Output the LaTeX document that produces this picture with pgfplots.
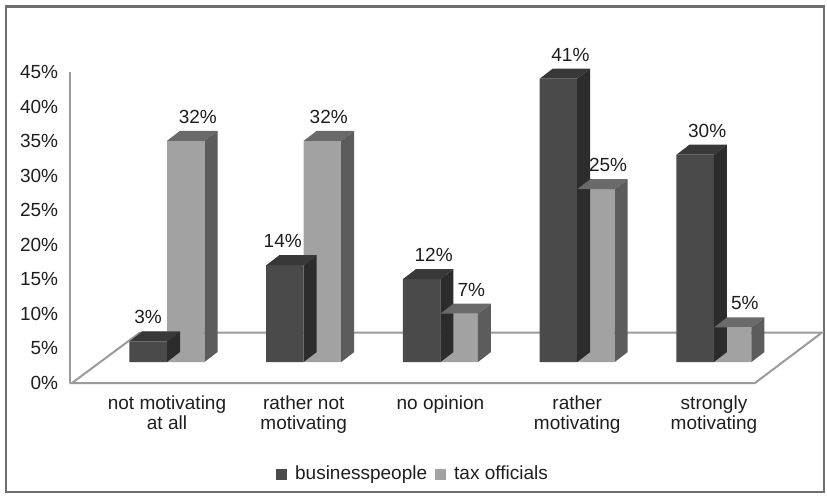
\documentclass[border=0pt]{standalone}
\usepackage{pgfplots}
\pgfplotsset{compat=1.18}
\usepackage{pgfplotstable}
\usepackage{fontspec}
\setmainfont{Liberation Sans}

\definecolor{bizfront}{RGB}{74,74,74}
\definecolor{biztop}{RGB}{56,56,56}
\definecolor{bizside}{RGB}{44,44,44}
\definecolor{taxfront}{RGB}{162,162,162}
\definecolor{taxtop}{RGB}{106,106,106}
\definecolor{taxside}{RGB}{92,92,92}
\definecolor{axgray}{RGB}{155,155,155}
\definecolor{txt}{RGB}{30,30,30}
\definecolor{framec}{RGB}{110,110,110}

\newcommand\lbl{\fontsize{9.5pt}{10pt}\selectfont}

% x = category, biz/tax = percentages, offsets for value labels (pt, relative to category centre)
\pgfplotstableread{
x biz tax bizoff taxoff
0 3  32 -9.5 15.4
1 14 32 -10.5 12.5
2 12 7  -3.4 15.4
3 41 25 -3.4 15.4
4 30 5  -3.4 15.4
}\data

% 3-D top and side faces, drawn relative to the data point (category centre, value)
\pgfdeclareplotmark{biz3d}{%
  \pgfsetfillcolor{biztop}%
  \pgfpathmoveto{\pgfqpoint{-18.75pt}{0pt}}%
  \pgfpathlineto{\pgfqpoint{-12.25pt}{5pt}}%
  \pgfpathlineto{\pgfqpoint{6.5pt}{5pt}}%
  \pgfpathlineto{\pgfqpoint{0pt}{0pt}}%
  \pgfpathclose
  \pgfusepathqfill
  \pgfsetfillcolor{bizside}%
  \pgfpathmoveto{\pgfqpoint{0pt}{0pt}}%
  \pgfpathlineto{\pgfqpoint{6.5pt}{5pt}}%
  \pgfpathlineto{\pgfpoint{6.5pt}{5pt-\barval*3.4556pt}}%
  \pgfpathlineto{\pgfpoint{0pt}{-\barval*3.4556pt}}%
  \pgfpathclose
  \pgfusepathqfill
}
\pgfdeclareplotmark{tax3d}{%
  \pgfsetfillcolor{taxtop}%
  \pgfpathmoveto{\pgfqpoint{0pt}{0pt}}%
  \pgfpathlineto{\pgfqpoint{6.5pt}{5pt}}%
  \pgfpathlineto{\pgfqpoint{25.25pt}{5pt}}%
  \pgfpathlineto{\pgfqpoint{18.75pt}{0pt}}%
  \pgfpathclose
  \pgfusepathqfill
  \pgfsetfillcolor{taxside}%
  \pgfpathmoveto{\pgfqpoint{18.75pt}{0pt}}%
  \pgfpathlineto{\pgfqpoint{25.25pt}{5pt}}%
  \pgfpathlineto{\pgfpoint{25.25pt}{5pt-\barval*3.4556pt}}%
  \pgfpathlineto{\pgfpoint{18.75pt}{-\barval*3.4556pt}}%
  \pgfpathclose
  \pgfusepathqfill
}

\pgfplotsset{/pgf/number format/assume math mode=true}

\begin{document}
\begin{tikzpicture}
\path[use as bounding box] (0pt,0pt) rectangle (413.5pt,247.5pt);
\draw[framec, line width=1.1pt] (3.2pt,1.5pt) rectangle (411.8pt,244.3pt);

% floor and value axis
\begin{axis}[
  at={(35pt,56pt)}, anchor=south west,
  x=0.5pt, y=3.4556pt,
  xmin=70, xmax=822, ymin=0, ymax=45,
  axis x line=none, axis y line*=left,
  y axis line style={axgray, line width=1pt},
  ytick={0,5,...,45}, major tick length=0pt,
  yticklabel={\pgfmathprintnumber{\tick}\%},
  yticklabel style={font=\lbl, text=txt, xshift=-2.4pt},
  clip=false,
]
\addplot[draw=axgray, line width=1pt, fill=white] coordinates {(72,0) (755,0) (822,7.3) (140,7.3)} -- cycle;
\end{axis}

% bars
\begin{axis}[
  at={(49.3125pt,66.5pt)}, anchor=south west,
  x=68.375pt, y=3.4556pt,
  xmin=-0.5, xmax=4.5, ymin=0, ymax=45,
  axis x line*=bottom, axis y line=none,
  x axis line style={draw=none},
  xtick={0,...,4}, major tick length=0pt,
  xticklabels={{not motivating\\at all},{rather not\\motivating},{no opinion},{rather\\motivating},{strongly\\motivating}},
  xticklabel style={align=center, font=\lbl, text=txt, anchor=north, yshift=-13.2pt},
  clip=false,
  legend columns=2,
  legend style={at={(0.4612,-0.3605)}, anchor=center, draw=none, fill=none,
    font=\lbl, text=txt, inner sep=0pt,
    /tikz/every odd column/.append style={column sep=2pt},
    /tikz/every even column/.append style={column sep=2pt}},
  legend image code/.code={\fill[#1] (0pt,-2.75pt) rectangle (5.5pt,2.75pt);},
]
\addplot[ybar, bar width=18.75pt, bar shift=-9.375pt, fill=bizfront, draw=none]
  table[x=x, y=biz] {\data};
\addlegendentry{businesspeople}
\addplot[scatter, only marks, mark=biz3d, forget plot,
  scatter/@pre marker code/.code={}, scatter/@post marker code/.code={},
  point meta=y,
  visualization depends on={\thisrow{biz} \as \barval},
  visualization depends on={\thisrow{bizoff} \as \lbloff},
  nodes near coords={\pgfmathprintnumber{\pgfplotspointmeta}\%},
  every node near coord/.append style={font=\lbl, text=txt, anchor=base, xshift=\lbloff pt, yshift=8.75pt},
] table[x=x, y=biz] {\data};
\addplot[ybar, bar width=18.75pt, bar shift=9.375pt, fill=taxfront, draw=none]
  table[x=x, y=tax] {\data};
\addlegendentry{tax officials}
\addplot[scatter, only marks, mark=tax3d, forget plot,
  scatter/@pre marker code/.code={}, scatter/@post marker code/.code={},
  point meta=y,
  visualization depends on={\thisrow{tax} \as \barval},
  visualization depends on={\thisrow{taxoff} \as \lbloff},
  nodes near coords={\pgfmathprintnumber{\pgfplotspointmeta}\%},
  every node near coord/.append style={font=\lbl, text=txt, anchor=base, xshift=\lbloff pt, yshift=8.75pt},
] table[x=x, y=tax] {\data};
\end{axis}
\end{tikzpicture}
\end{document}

◆ What you should do: Write the listing out a second time exactly, dropping all images.

◆ Response to the exercise:
Output the LaTeX document that produces this picture with pgfplots.
\documentclass[border=0pt]{standalone}
\usepackage{pgfplots}
\pgfplotsset{compat=1.18}
\usepackage{pgfplotstable}
\usepackage{fontspec}
\setmainfont{Liberation Sans}

\definecolor{bizfront}{RGB}{74,74,74}
\definecolor{biztop}{RGB}{56,56,56}
\definecolor{bizside}{RGB}{44,44,44}
\definecolor{taxfront}{RGB}{162,162,162}
\definecolor{taxtop}{RGB}{106,106,106}
\definecolor{taxside}{RGB}{92,92,92}
\definecolor{axgray}{RGB}{155,155,155}
\definecolor{txt}{RGB}{30,30,30}
\definecolor{framec}{RGB}{110,110,110}

\newcommand\lbl{\fontsize{9.5pt}{10pt}\selectfont}

% x = category, biz/tax = percentages, offsets for value labels (pt, relative to category centre)
\pgfplotstableread{
x biz tax bizoff taxoff
0 3  32 -9.5 15.4
1 14 32 -10.5 12.5
2 12 7  -3.4 15.4
3 41 25 -3.4 15.4
4 30 5  -3.4 15.4
}\data

% 3-D top and side faces, drawn relative to the data point (category centre, value)
\pgfdeclareplotmark{biz3d}{%
  \pgfsetfillcolor{biztop}%
  \pgfpathmoveto{\pgfqpoint{-18.75pt}{0pt}}%
  \pgfpathlineto{\pgfqpoint{-12.25pt}{5pt}}%
  \pgfpathlineto{\pgfqpoint{6.5pt}{5pt}}%
  \pgfpathlineto{\pgfqpoint{0pt}{0pt}}%
  \pgfpathclose
  \pgfusepathqfill
  \pgfsetfillcolor{bizside}%
  \pgfpathmoveto{\pgfqpoint{0pt}{0pt}}%
  \pgfpathlineto{\pgfqpoint{6.5pt}{5pt}}%
  \pgfpathlineto{\pgfpoint{6.5pt}{5pt-\barval*3.4556pt}}%
  \pgfpathlineto{\pgfpoint{0pt}{-\barval*3.4556pt}}%
  \pgfpathclose
  \pgfusepathqfill
}
\pgfdeclareplotmark{tax3d}{%
  \pgfsetfillcolor{taxtop}%
  \pgfpathmoveto{\pgfqpoint{0pt}{0pt}}%
  \pgfpathlineto{\pgfqpoint{6.5pt}{5pt}}%
  \pgfpathlineto{\pgfqpoint{25.25pt}{5pt}}%
  \pgfpathlineto{\pgfqpoint{18.75pt}{0pt}}%
  \pgfpathclose
  \pgfusepathqfill
  \pgfsetfillcolor{taxside}%
  \pgfpathmoveto{\pgfqpoint{18.75pt}{0pt}}%
  \pgfpathlineto{\pgfqpoint{25.25pt}{5pt}}%
  \pgfpathlineto{\pgfpoint{25.25pt}{5pt-\barval*3.4556pt}}%
  \pgfpathlineto{\pgfpoint{18.75pt}{-\barval*3.4556pt}}%
  \pgfpathclose
  \pgfusepathqfill
}

\pgfplotsset{/pgf/number format/assume math mode=true}

\begin{document}
\begin{tikzpicture}
\path[use as bounding box] (0pt,0pt) rectangle (413.5pt,247.5pt);
\draw[framec, line width=1.1pt] (3.2pt,1.5pt) rectangle (411.8pt,244.3pt);

% floor and value axis
\begin{axis}[
  at={(35pt,56pt)}, anchor=south west,
  x=0.5pt, y=3.4556pt,
  xmin=70, xmax=822, ymin=0, ymax=45,
  axis x line=none, axis y line*=left,
  y axis line style={axgray, line width=1pt},
  ytick={0,5,...,45}, major tick length=0pt,
  yticklabel={\pgfmathprintnumber{\tick}\%},
  yticklabel style={font=\lbl, text=txt, xshift=-2.4pt},
  clip=false,
]
\addplot[draw=axgray, line width=1pt, fill=white] coordinates {(72,0) (755,0) (822,7.3) (140,7.3)} -- cycle;
\end{axis}

% bars
\begin{axis}[
  at={(49.3125pt,66.5pt)}, anchor=south west,
  x=68.375pt, y=3.4556pt,
  xmin=-0.5, xmax=4.5, ymin=0, ymax=45,
  axis x line*=bottom, axis y line=none,
  x axis line style={draw=none},
  xtick={0,...,4}, major tick length=0pt,
  xticklabels={{not motivating\\at all},{rather not\\motivating},{no opinion},{rather\\motivating},{strongly\\motivating}},
  xticklabel style={align=center, font=\lbl, text=txt, anchor=north, yshift=-13.2pt},
  clip=false,
  legend columns=2,
  legend style={at={(0.4612,-0.3605)}, anchor=center, draw=none, fill=none,
    font=\lbl, text=txt, inner sep=0pt,
    /tikz/every odd column/.append style={column sep=2pt},
    /tikz/every even column/.append style={column sep=2pt}},
  legend image code/.code={\fill[#1] (0pt,-2.75pt) rectangle (5.5pt,2.75pt);},
]
\addplot[ybar, bar width=18.75pt, bar shift=-9.375pt, fill=bizfront, draw=none]
  table[x=x, y=biz] {\data};
\addlegendentry{businesspeople}
\addplot[scatter, only marks, mark=biz3d, forget plot,
  scatter/@pre marker code/.code={}, scatter/@post marker code/.code={},
  point meta=y,
  visualization depends on={\thisrow{biz} \as \barval},
  visualization depends on={\thisrow{bizoff} \as \lbloff},
  nodes near coords={\pgfmathprintnumber{\pgfplotspointmeta}\%},
  every node near coord/.append style={font=\lbl, text=txt, anchor=base, xshift=\lbloff pt, yshift=8.75pt},
] table[x=x, y=biz] {\data};
\addplot[ybar, bar width=18.75pt, bar shift=9.375pt, fill=taxfront, draw=none]
  table[x=x, y=tax] {\data};
\addlegendentry{tax officials}
\addplot[scatter, only marks, mark=tax3d, forget plot,
  scatter/@pre marker code/.code={}, scatter/@post marker code/.code={},
  point meta=y,
  visualization depends on={\thisrow{tax} \as \barval},
  visualization depends on={\thisrow{taxoff} \as \lbloff},
  nodes near coords={\pgfmathprintnumber{\pgfplotspointmeta}\%},
  every node near coord/.append style={font=\lbl, text=txt, anchor=base, xshift=\lbloff pt, yshift=8.75pt},
] table[x=x, y=tax] {\data};
\end{axis}
\end{tikzpicture}
\end{document}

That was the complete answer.